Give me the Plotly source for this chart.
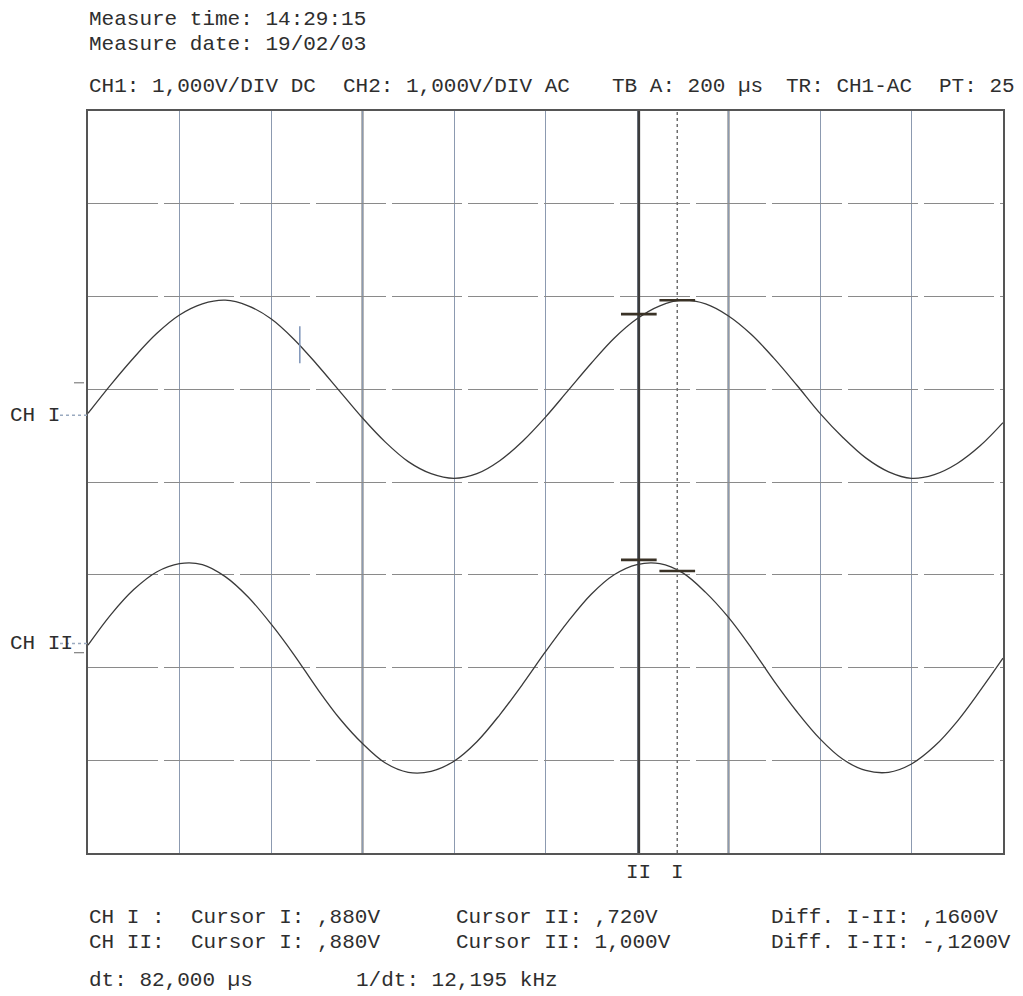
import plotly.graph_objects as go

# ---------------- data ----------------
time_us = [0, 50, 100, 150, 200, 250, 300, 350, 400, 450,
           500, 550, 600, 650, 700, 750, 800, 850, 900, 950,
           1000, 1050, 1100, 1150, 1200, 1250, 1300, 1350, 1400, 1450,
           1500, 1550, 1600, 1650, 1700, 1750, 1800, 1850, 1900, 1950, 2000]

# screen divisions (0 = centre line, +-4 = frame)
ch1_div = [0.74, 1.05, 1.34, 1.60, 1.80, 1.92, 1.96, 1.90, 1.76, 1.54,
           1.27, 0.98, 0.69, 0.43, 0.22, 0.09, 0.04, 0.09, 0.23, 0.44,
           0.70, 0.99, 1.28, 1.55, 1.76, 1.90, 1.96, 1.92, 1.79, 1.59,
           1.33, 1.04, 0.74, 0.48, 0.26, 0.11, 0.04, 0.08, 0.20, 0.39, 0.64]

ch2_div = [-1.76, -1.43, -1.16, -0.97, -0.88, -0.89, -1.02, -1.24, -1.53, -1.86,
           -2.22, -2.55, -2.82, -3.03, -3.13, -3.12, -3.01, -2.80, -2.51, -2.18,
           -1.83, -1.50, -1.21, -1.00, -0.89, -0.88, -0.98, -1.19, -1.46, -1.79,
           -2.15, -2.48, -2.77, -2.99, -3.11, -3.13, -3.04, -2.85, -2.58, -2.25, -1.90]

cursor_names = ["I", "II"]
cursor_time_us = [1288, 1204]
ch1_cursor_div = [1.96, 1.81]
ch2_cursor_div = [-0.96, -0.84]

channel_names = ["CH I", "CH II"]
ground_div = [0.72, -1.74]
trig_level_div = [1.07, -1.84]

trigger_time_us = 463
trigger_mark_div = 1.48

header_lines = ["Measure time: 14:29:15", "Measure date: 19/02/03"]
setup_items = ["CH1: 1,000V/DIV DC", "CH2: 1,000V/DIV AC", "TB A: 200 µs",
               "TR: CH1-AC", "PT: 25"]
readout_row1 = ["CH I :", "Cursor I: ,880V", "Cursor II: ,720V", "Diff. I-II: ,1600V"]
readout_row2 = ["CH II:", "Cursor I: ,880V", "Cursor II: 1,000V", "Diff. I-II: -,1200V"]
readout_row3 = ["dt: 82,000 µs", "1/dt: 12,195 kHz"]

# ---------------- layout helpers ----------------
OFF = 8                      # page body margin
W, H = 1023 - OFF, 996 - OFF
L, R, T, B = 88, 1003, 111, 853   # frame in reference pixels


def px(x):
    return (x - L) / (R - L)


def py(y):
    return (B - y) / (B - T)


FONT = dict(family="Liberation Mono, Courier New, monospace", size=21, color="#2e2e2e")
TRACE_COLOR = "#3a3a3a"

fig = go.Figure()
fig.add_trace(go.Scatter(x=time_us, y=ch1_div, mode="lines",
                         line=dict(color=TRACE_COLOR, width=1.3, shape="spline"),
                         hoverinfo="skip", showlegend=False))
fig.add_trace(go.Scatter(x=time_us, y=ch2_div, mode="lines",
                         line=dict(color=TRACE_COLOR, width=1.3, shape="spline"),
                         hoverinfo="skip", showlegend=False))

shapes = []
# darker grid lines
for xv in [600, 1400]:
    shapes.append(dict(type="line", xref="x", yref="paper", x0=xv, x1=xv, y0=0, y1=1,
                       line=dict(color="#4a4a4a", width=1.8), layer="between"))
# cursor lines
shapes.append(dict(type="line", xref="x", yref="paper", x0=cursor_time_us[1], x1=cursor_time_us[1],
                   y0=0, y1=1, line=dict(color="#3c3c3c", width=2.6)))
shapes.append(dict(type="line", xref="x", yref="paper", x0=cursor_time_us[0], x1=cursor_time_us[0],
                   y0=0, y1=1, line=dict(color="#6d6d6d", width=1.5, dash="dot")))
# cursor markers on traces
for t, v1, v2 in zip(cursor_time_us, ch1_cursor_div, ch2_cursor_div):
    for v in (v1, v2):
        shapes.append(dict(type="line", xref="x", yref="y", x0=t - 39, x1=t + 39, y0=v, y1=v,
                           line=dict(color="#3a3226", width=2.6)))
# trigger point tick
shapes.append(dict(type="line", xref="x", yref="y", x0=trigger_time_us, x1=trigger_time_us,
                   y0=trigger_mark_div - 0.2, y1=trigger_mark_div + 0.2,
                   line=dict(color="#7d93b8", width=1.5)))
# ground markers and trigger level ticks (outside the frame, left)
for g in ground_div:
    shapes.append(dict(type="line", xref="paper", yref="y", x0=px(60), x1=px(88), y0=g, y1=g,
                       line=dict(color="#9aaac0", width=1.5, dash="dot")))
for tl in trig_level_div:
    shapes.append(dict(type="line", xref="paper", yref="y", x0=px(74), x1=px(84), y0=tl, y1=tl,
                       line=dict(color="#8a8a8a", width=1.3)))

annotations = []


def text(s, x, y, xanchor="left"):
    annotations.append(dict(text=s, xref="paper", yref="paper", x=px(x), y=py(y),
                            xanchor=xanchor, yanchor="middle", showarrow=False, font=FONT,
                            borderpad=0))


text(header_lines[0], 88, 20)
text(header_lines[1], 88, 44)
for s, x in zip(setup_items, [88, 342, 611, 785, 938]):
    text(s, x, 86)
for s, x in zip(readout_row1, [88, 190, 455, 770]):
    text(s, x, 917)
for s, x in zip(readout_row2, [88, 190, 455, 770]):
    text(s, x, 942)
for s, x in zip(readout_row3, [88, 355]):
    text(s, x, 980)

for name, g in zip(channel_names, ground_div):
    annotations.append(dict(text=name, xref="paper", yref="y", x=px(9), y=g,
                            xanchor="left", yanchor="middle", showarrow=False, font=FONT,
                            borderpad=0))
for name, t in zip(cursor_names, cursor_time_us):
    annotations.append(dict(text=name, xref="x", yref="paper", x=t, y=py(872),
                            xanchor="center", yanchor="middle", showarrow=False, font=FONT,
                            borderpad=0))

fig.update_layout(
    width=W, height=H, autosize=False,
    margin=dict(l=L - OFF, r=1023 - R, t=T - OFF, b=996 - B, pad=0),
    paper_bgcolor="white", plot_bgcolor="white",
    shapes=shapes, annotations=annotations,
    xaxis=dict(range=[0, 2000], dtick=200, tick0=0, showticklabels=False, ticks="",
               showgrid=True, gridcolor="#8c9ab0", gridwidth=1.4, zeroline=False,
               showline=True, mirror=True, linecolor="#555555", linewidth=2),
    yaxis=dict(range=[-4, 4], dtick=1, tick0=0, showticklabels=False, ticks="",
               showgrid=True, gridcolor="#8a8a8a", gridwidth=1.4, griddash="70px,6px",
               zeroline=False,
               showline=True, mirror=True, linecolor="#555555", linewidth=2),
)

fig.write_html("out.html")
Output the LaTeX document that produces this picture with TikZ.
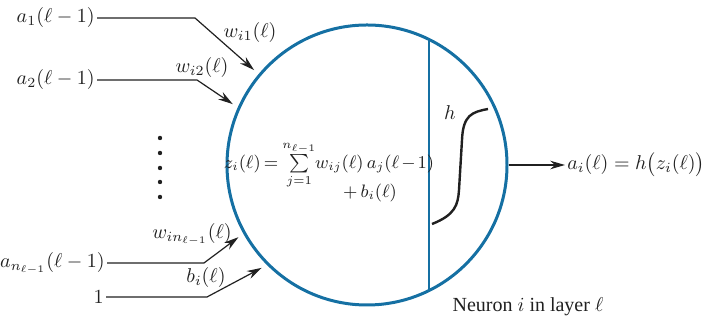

┄┄┄┄┄┄┄┄┄┄

■ **What you will do**: Retype the whole listing exactly and leave the pictures out.

■ **Complete answer**:
Give me the Plotly source for this chart.
import plotly.graph_objects as go

# ---------------- data ----------------
time_us = [0, 50, 100, 150, 200, 250, 300, 350, 400, 450,
           500, 550, 600, 650, 700, 750, 800, 850, 900, 950,
           1000, 1050, 1100, 1150, 1200, 1250, 1300, 1350, 1400, 1450,
           1500, 1550, 1600, 1650, 1700, 1750, 1800, 1850, 1900, 1950, 2000]

# screen divisions (0 = centre line, +-4 = frame)
ch1_div = [0.74, 1.05, 1.34, 1.60, 1.80, 1.92, 1.96, 1.90, 1.76, 1.54,
           1.27, 0.98, 0.69, 0.43, 0.22, 0.09, 0.04, 0.09, 0.23, 0.44,
           0.70, 0.99, 1.28, 1.55, 1.76, 1.90, 1.96, 1.92, 1.79, 1.59,
           1.33, 1.04, 0.74, 0.48, 0.26, 0.11, 0.04, 0.08, 0.20, 0.39, 0.64]

ch2_div = [-1.76, -1.43, -1.16, -0.97, -0.88, -0.89, -1.02, -1.24, -1.53, -1.86,
           -2.22, -2.55, -2.82, -3.03, -3.13, -3.12, -3.01, -2.80, -2.51, -2.18,
           -1.83, -1.50, -1.21, -1.00, -0.89, -0.88, -0.98, -1.19, -1.46, -1.79,
           -2.15, -2.48, -2.77, -2.99, -3.11, -3.13, -3.04, -2.85, -2.58, -2.25, -1.90]

cursor_names = ["I", "II"]
cursor_time_us = [1288, 1204]
ch1_cursor_div = [1.96, 1.81]
ch2_cursor_div = [-0.96, -0.84]

channel_names = ["CH I", "CH II"]
ground_div = [0.72, -1.74]
trig_level_div = [1.07, -1.84]

trigger_time_us = 463
trigger_mark_div = 1.48

header_lines = ["Measure time: 14:29:15", "Measure date: 19/02/03"]
setup_items = ["CH1: 1,000V/DIV DC", "CH2: 1,000V/DIV AC", "TB A: 200 µs",
               "TR: CH1-AC", "PT: 25"]
readout_row1 = ["CH I :", "Cursor I: ,880V", "Cursor II: ,720V", "Diff. I-II: ,1600V"]
readout_row2 = ["CH II:", "Cursor I: ,880V", "Cursor II: 1,000V", "Diff. I-II: -,1200V"]
readout_row3 = ["dt: 82,000 µs", "1/dt: 12,195 kHz"]

# ---------------- layout helpers ----------------
OFF = 8                      # page body margin
W, H = 1023 - OFF, 996 - OFF
L, R, T, B = 88, 1003, 111, 853   # frame in reference pixels


def px(x):
    return (x - L) / (R - L)


def py(y):
    return (B - y) / (B - T)


FONT = dict(family="Liberation Mono, Courier New, monospace", size=21, color="#2e2e2e")
TRACE_COLOR = "#3a3a3a"

fig = go.Figure()
fig.add_trace(go.Scatter(x=time_us, y=ch1_div, mode="lines",
                         line=dict(color=TRACE_COLOR, width=1.3, shape="spline"),
                         hoverinfo="skip", showlegend=False))
fig.add_trace(go.Scatter(x=time_us, y=ch2_div, mode="lines",
                         line=dict(color=TRACE_COLOR, width=1.3, shape="spline"),
                         hoverinfo="skip", showlegend=False))

shapes = []
# darker grid lines
for xv in [600, 1400]:
    shapes.append(dict(type="line", xref="x", yref="paper", x0=xv, x1=xv, y0=0, y1=1,
                       line=dict(color="#4a4a4a", width=1.8), layer="between"))
# cursor lines
shapes.append(dict(type="line", xref="x", yref="paper", x0=cursor_time_us[1], x1=cursor_time_us[1],
                   y0=0, y1=1, line=dict(color="#3c3c3c", width=2.6)))
shapes.append(dict(type="line", xref="x", yref="paper", x0=cursor_time_us[0], x1=cursor_time_us[0],
                   y0=0, y1=1, line=dict(color="#6d6d6d", width=1.5, dash="dot")))
# cursor markers on traces
for t, v1, v2 in zip(cursor_time_us, ch1_cursor_div, ch2_cursor_div):
    for v in (v1, v2):
        shapes.append(dict(type="line", xref="x", yref="y", x0=t - 39, x1=t + 39, y0=v, y1=v,
                           line=dict(color="#3a3226", width=2.6)))
# trigger point tick
shapes.append(dict(type="line", xref="x", yref="y", x0=trigger_time_us, x1=trigger_time_us,
                   y0=trigger_mark_div - 0.2, y1=trigger_mark_div + 0.2,
                   line=dict(color="#7d93b8", width=1.5)))
# ground markers and trigger level ticks (outside the frame, left)
for g in ground_div:
    shapes.append(dict(type="line", xref="paper", yref="y", x0=px(60), x1=px(88), y0=g, y1=g,
                       line=dict(color="#9aaac0", width=1.5, dash="dot")))
for tl in trig_level_div:
    shapes.append(dict(type="line", xref="paper", yref="y", x0=px(74), x1=px(84), y0=tl, y1=tl,
                       line=dict(color="#8a8a8a", width=1.3)))

annotations = []


def text(s, x, y, xanchor="left"):
    annotations.append(dict(text=s, xref="paper", yref="paper", x=px(x), y=py(y),
                            xanchor=xanchor, yanchor="middle", showarrow=False, font=FONT,
                            borderpad=0))


text(header_lines[0], 88, 20)
text(header_lines[1], 88, 44)
for s, x in zip(setup_items, [88, 342, 611, 785, 938]):
    text(s, x, 86)
for s, x in zip(readout_row1, [88, 190, 455, 770]):
    text(s, x, 917)
for s, x in zip(readout_row2, [88, 190, 455, 770]):
    text(s, x, 942)
for s, x in zip(readout_row3, [88, 355]):
    text(s, x, 980)

for name, g in zip(channel_names, ground_div):
    annotations.append(dict(text=name, xref="paper", yref="y", x=px(9), y=g,
                            xanchor="left", yanchor="middle", showarrow=False, font=FONT,
                            borderpad=0))
for name, t in zip(cursor_names, cursor_time_us):
    annotations.append(dict(text=name, xref="x", yref="paper", x=t, y=py(872),
                            xanchor="center", yanchor="middle", showarrow=False, font=FONT,
                            borderpad=0))

fig.update_layout(
    width=W, height=H, autosize=False,
    margin=dict(l=L - OFF, r=1023 - R, t=T - OFF, b=996 - B, pad=0),
    paper_bgcolor="white", plot_bgcolor="white",
    shapes=shapes, annotations=annotations,
    xaxis=dict(range=[0, 2000], dtick=200, tick0=0, showticklabels=False, ticks="",
               showgrid=True, gridcolor="#8c9ab0", gridwidth=1.4, zeroline=False,
               showline=True, mirror=True, linecolor="#555555", linewidth=2),
    yaxis=dict(range=[-4, 4], dtick=1, tick0=0, showticklabels=False, ticks="",
               showgrid=True, gridcolor="#8a8a8a", gridwidth=1.4, griddash="70px,6px",
               zeroline=False,
               showline=True, mirror=True, linecolor="#555555", linewidth=2),
)

fig.write_html("out.html")
Output the LaTeX document that produces this picture with TikZ.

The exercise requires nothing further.